Global trade, communication, travel, and governmental coalitions are reinventing the concept of “the nation,” leaving national borders increasingly unstable and amorphous.
In keeping with Hampshire’s interdisciplinary structure and focus on contemporary questions, our faculty encourages students of international relations and globalization studies to look beyond the study of nation states to the broader context of cross-national and cross-cultural influence and power.
Students explore the relations of economic change to cultural adaptation and political movements both within specific countries of their choosing and as part of a global reorganization after the Cold War.
Students may pursue interests such as immigration, economics, population policy, agriculture, or global music within a study of international relations and globalization studies.
|Student Project Titles
- » Hijra Identity in Pakistan and the Politics of Representation
- » Iranian Nuclear Defiance and the Geopolitical Environment of the Middle East
- » Hamas and the PLO: Implications of Political Integration
- » (Post)Colonial Narratives: Nationalism, Modernization, and Cultural Imperialism in the Works of Halldor Laxness and Ngugi wa Thiong’o
- » Identifying Agamben’s Conception of the Homo Sacer in Democratic Kampuchea
|Sample First-Year Course
Political Economy of Fair Trade
This course will provide an introduction to a dynamic and important part of the international economy: Fair Trade. Fair Trade is a strategy for transforming international markets to support small-producer livelihoods, build cooperative-based rural economies, and ensure ecological sustainability in endangered agricultural regions. Fair Trade links socially conscious consumers to democratically organized small producers through third-party certifications and social enterprises. In this course, we will understand Fair Trade as an attempt to correct the inequities of the post-colonial, neo-liberal economy. We will examine the historical roots of Fair Trade, compare and contrast Fair Trade with conventional supply chains, and place Fair Trade in a broader context of rural development. We will then critically examine the system?s virtues and limitations as a non-governmental, consumer-driven intervention in the global commodity market. Students will have the opportunity to communicate with movement participants and develop hands-on projects.
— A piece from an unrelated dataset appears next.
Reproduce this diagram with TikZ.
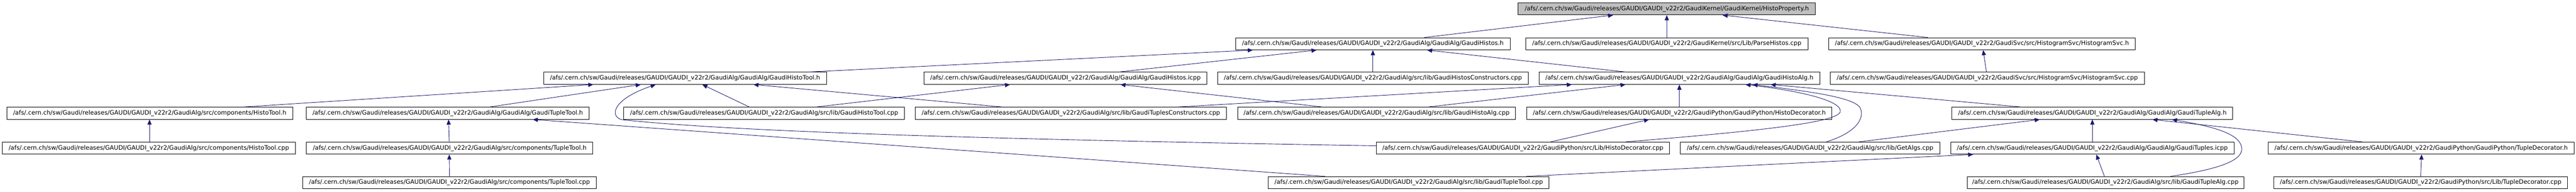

|Sample Courses at Hampshire
- » America and the World: The Global Debate Over U.S. Hegemony
- » Atomic History, Hiroshima to Iran
- » Biopower, Biopolitics, and Bare Life
- » Border Matters: Mexico and the U.S.
- » China Rising: Reorienting the Twenty-first Century Conflict Resolution and Historical Analysis
- » Environmental Policy in a Time of Globalization
- » Evolution of International Regimes: From the League of Nations to Kyoto
- » Global Resource Politics
- » Imagining the Third World
- » Interrogating Fear: Bioterror, the Environment, and the Construction of Threats
- » Israel and Palestine: The Clash of Nationalisms
- » The National Security State: Covert Operations in American Foreign Policy from the Cold War to the Present
- » North-South or South-South? International Economic Relations in the Age of Globalization
- » Oil and the Transformation of Arab Economies
- » Public Diplomacy
- » Women and Politics in Africa
- » World Trade and the WTO
|Through the Consortium
- » Contemporary Europe (AC)
- » International Political Theory (UMass)
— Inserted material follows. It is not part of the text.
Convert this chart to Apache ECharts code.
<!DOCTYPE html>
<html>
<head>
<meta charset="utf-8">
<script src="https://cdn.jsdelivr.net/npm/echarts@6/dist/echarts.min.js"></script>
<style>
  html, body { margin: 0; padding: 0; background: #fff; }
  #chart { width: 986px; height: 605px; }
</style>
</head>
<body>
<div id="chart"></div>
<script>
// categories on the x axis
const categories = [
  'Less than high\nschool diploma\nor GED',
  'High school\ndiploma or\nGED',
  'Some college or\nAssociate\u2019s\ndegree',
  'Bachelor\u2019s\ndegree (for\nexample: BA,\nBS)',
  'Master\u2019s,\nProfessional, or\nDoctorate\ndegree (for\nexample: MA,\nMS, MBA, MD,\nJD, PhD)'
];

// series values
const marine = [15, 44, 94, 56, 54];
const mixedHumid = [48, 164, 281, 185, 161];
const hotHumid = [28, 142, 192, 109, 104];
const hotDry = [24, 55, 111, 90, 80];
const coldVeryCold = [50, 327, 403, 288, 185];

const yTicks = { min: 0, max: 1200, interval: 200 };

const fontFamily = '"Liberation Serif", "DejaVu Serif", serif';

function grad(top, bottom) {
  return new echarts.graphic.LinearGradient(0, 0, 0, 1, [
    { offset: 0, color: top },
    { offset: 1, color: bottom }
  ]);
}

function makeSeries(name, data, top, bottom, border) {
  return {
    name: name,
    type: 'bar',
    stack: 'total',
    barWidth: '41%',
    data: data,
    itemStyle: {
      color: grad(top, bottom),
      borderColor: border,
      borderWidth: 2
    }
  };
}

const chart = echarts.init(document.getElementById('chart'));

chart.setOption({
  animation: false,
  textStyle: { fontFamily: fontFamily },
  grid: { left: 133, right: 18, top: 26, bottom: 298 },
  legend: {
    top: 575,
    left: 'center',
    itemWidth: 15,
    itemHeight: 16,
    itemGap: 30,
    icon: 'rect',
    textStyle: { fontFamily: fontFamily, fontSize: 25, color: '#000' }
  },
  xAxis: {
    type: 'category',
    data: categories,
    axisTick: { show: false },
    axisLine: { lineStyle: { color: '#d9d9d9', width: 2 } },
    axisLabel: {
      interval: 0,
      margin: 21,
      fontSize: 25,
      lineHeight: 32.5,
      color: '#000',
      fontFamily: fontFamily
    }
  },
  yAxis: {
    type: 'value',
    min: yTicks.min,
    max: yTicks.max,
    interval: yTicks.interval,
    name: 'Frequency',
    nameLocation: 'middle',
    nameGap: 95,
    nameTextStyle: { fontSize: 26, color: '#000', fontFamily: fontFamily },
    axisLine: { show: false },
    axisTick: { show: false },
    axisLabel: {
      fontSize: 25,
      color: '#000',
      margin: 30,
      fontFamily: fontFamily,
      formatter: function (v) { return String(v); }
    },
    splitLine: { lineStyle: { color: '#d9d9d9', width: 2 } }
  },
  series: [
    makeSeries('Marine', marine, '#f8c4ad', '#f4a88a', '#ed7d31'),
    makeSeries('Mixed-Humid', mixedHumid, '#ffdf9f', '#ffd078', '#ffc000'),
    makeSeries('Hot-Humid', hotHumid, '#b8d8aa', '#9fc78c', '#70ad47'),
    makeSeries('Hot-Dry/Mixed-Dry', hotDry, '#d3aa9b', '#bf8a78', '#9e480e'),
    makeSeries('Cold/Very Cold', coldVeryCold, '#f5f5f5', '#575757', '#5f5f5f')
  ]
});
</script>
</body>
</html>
- » Middle East Politics (MHC)
- » Perspectives on War (SC)
- » Political Leadership in International Relations (MHC)
- » Seminar in Comparative Government (SC)
- » World Politics (AC)
|Facilities and Resources
Five College International Relations Certificate Program
Students pursuing an interest in international relations and globalization can be certified through the Five College International Relations Certificate Program. To do so, students must complete courses on introductory world politics, global institutions or problems, the international financial/commercial system, the historical development of the international system since 1789, contemporary American foreign policy, and the Third World. Students must also become proficient in a foreign language through the completion of two years of study at the college level or the equivalent.
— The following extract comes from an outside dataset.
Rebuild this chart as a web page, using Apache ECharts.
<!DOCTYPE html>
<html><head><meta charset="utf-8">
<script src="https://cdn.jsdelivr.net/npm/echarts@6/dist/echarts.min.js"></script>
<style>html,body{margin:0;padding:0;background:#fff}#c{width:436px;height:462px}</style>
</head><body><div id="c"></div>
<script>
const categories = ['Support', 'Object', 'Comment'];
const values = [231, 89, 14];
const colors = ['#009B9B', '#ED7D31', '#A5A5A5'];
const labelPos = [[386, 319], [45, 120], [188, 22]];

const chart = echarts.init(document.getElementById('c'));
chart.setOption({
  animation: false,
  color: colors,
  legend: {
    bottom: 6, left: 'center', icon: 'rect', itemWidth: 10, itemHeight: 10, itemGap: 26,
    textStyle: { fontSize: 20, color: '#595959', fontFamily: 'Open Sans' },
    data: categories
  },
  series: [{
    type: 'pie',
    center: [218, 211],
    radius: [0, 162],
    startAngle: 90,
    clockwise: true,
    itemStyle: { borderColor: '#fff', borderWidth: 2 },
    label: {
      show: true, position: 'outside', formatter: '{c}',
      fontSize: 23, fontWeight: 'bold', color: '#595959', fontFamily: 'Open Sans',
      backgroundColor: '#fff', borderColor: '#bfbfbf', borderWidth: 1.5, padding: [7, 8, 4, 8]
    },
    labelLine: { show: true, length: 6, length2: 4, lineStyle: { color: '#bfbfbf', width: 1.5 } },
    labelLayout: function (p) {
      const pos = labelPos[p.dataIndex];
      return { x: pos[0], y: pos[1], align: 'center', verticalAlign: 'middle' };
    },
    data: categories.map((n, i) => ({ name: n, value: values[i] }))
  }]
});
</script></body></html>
Peace and World Security Studies (PAWSS)
The Hampshire-based Five College Program in Peace and World Security Studies (PAWSS) is a multidisciplinary educational program designed to stimulate student and faculty interest in the study of critical international issues, especially those connecting issues of conflict and the environment. PAWSS is a highly diversified program entailing the development of new courses, the sponsorship of public lectures and symposia, and the publication of specialized resource materials.
Global Migrations Program
The Global Migrations Program at Hampshire seeks to rethink old cold war paradigms of knowledge and citizenship in light of the unprecedented movements of persons across national and cultural borders that characterize our globalizing world. The program seeks to develop new curricular initiatives that are responsive to these transnational, multicultural movements and the local conflicts over identity, belonging, and citizenship to which they give rise. Students are able to study more traditional subjects within international relations, as well as courses designed to focus on migration and movement over discrete nations and cultures; courses that “emphasize ‘routes’ over ‘roots’.”
The Global Education Office
The Global Education Office (GEO) at Hampshire presents a variety of opportunities for students to incorporate a study-abroad experience into their Hampshire education. GEO also assists with locating and planning study abroad through other programs, fellowships, colleges, or individually designed field study programs.